# Raw data:
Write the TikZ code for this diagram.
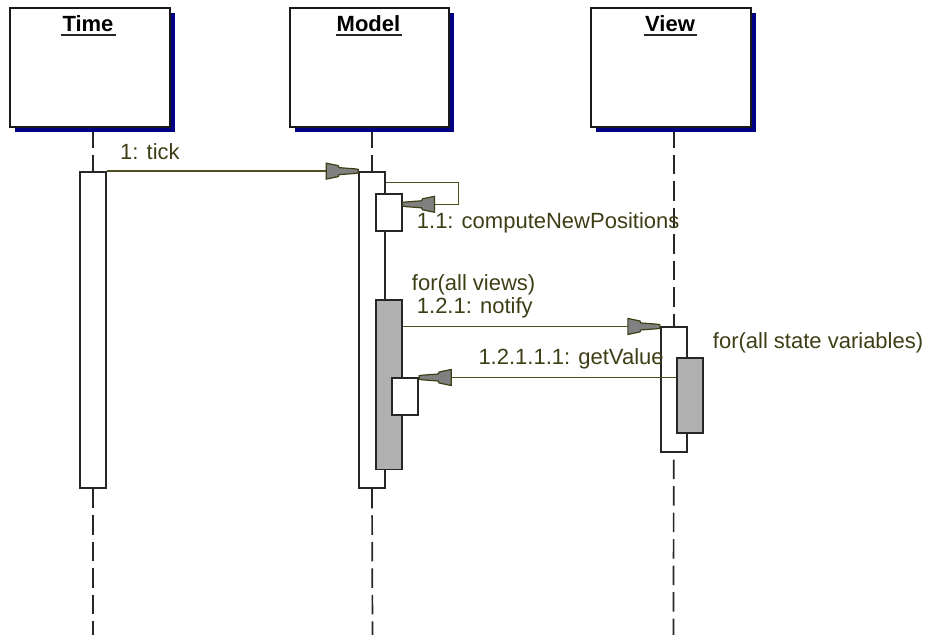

* * *

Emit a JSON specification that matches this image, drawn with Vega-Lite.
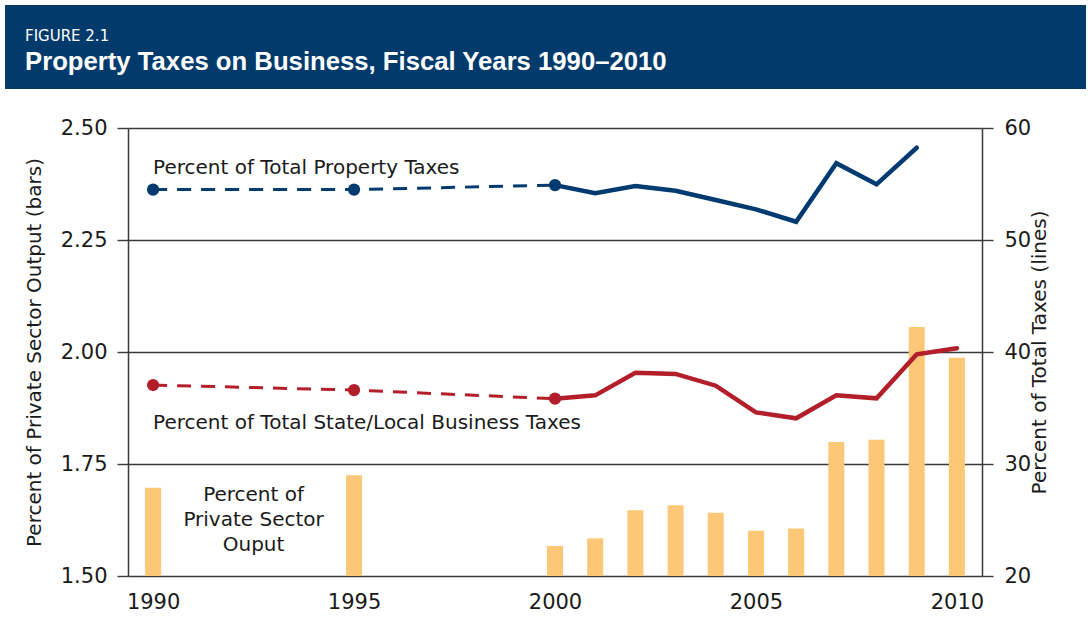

---

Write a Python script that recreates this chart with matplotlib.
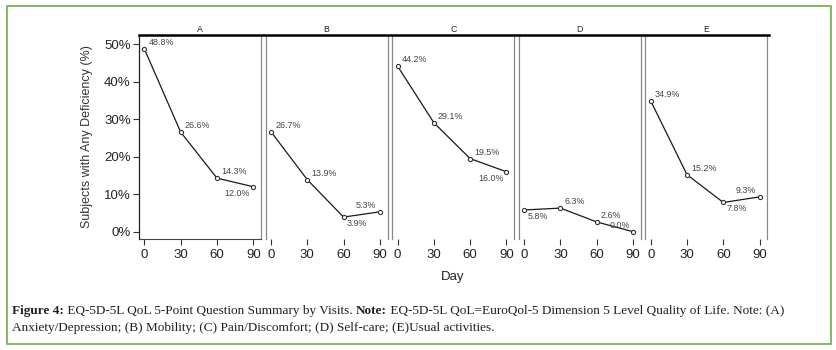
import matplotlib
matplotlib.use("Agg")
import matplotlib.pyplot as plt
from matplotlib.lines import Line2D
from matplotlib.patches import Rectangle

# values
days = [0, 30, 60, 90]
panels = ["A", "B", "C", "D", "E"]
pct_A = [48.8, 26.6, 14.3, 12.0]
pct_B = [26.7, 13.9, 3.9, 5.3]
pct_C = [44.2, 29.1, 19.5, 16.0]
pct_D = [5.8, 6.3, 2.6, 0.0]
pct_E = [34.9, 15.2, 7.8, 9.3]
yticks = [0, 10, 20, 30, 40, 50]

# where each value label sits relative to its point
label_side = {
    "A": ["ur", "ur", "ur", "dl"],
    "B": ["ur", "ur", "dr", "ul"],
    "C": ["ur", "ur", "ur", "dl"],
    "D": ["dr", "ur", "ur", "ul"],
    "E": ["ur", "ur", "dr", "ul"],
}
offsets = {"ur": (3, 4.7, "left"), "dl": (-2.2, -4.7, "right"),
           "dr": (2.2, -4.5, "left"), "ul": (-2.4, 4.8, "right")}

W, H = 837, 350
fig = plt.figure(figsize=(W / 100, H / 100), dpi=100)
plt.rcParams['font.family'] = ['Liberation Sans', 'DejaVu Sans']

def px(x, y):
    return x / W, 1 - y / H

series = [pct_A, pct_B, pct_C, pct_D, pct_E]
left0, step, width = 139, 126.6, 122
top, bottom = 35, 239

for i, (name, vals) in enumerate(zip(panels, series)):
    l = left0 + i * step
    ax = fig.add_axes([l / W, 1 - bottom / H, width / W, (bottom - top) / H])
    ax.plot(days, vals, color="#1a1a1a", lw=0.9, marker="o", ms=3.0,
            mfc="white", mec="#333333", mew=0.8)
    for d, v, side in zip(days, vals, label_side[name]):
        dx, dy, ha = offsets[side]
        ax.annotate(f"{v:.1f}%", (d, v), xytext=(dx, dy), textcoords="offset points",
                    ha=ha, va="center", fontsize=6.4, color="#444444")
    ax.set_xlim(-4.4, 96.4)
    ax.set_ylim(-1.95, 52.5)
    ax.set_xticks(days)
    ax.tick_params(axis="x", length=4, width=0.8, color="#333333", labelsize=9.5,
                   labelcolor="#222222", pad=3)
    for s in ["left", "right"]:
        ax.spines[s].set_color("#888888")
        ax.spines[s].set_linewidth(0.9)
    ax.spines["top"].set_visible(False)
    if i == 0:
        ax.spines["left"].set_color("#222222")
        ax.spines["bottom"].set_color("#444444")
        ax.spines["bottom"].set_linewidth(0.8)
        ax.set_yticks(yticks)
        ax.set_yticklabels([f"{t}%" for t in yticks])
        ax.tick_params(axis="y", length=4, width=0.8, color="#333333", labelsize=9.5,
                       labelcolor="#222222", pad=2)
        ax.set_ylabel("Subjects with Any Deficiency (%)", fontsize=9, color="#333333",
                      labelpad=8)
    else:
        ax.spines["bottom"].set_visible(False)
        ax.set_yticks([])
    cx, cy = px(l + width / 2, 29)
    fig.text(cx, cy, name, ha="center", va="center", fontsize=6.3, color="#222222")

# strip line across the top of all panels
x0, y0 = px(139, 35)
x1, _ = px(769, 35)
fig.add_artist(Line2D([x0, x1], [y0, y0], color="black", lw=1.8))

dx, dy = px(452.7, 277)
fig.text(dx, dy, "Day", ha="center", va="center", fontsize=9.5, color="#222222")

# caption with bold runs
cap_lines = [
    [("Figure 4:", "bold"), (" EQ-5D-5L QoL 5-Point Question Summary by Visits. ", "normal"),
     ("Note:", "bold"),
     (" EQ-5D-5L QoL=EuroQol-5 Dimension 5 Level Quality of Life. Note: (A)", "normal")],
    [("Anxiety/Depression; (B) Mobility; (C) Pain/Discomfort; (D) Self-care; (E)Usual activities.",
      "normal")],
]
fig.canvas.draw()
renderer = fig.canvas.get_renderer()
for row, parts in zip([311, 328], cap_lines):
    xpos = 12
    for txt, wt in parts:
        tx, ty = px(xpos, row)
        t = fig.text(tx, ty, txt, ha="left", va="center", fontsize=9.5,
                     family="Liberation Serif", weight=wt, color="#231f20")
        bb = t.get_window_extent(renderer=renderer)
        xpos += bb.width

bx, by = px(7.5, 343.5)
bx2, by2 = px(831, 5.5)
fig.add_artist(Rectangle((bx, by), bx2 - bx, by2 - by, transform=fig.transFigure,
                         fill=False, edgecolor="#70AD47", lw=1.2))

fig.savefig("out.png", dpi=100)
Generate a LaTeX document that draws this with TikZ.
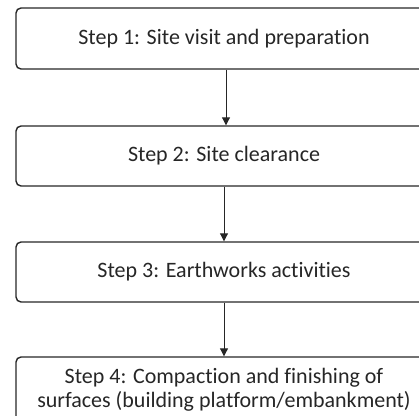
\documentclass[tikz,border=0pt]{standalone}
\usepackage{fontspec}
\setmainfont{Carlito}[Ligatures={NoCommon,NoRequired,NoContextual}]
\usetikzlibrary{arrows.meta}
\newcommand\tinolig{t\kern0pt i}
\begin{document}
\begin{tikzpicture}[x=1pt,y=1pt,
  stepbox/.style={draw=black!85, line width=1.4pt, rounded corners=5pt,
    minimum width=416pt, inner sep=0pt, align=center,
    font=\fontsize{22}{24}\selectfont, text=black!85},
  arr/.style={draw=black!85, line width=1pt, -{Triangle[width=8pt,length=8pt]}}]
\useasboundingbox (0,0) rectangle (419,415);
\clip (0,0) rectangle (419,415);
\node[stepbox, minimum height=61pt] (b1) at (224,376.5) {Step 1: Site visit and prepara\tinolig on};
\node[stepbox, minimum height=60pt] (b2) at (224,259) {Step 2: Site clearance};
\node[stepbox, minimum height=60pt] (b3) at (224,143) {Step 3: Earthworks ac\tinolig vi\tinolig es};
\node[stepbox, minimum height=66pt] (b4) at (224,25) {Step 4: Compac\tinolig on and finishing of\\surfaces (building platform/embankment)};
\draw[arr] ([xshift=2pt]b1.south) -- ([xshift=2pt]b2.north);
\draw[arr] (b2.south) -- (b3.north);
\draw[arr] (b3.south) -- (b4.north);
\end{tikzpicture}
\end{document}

# What the task requires:
In the listing above, find the line containing "Write a Python" and the line containing "yticks = [0, 10, 20, 30, 40, 50]". Reproduce those lines and all between them exactly, with no pictures and nothing more.

# Answer to the problem:
Write a Python script that recreates this chart with matplotlib.
import matplotlib
matplotlib.use("Agg")
import matplotlib.pyplot as plt
from matplotlib.lines import Line2D
from matplotlib.patches import Rectangle

# values
days = [0, 30, 60, 90]
panels = ["A", "B", "C", "D", "E"]
pct_A = [48.8, 26.6, 14.3, 12.0]
pct_B = [26.7, 13.9, 3.9, 5.3]
pct_C = [44.2, 29.1, 19.5, 16.0]
pct_D = [5.8, 6.3, 2.6, 0.0]
pct_E = [34.9, 15.2, 7.8, 9.3]
yticks = [0, 10, 20, 30, 40, 50]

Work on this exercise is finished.